O[ For further details see text below.] Docketing to mail notices.
This matter is before the Court on the motion of Defendant UChicago Argonne, LLC ("Argonne"), for a stay of the order compelling arbitration pending appeal. For the reasons set forth below, the motion is denied.
On May 11, 2010, Local 73, Service Employees International Union, AFL-CIO, ("Local 73"), filed suit seeking to compel Argonne's participation in the arbitration of a grievance arising out of a Last Chance Agreement entered by the parties. According to the Last Chance Agreement, the parties agreed that if Argonne's employee, Gleason, committed a safety violation and was terminated by Argonne, "Gleason and the Union [would] waive any and all rights Gleason and/or the Unions may have to arbitrate such termination." By a February 11, 2011 ruling, this Court, upon cross-motions for summary judgment, entered judgment in favor of Local 73 and compelled Argonne to participate in the arbitration of the parties' dispute. On March 11, 2011, Argonne appealed our decision to the Seventh Circuit and now moves to stay enforcement of the judgment pending appeal.
In seeking a stay pending appeal, Argonne must show, among other factors, that it will face irreparable harm absent a stay and that the stay will be in the public interest. Hinrichs v. Bosma, 440 F.3d 393, 396 (7th Cir. 2006).
After reviewing these factors, we conclude that a stay is not appropriate in the present case for two primary reasons.

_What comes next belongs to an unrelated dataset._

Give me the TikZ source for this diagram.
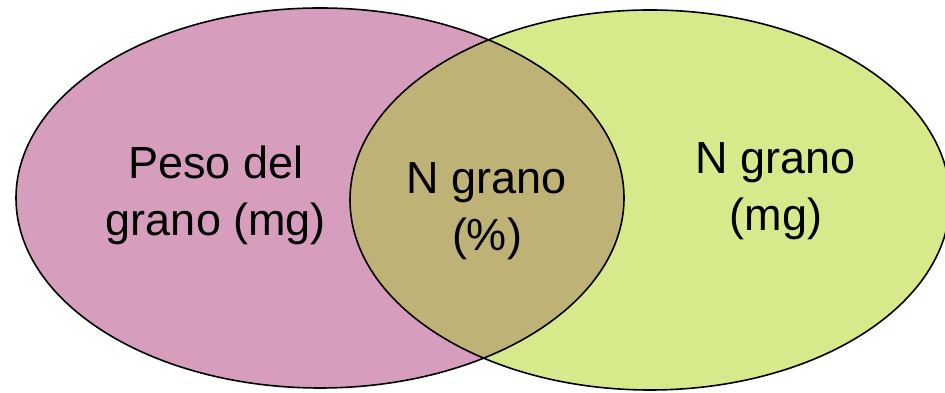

First, Argonne argues that, absent a stay, it will suffer irreparable harm because it will be required to participate in a costly arbitration proceeding that it believes it has not bargained for. However, participating in arbitration does not constitute irreparable harm. "The only harm that an order to arbitrate does is to make the party against whom the order is issued litigate a dispute in a forum not of his choosing." Graphic Commc'ns Union v. Chicago Tribune Co., 779 F.2d 13, 15 (7th Cir. 1985). Second, Argonne contends that it is in the public interest to create a favorable environment that would encourage employers to enter into last chance agreements. However, courts have repeatedly recognized the paramount importance of speedy and effective resolution of labor disputes through arbitration. Id; Atchley v. Heritage Cable Vision Assoc., 101 F.3d 495, 501 (7th Cir. 1996). In the present case, we believe that the public interest will be better served if we allow the arbitration to proceed. Based on the foregoing analysis, we conclude that a motion a stay is not warranted under the present circumstances and deny Argonne's motion to stay.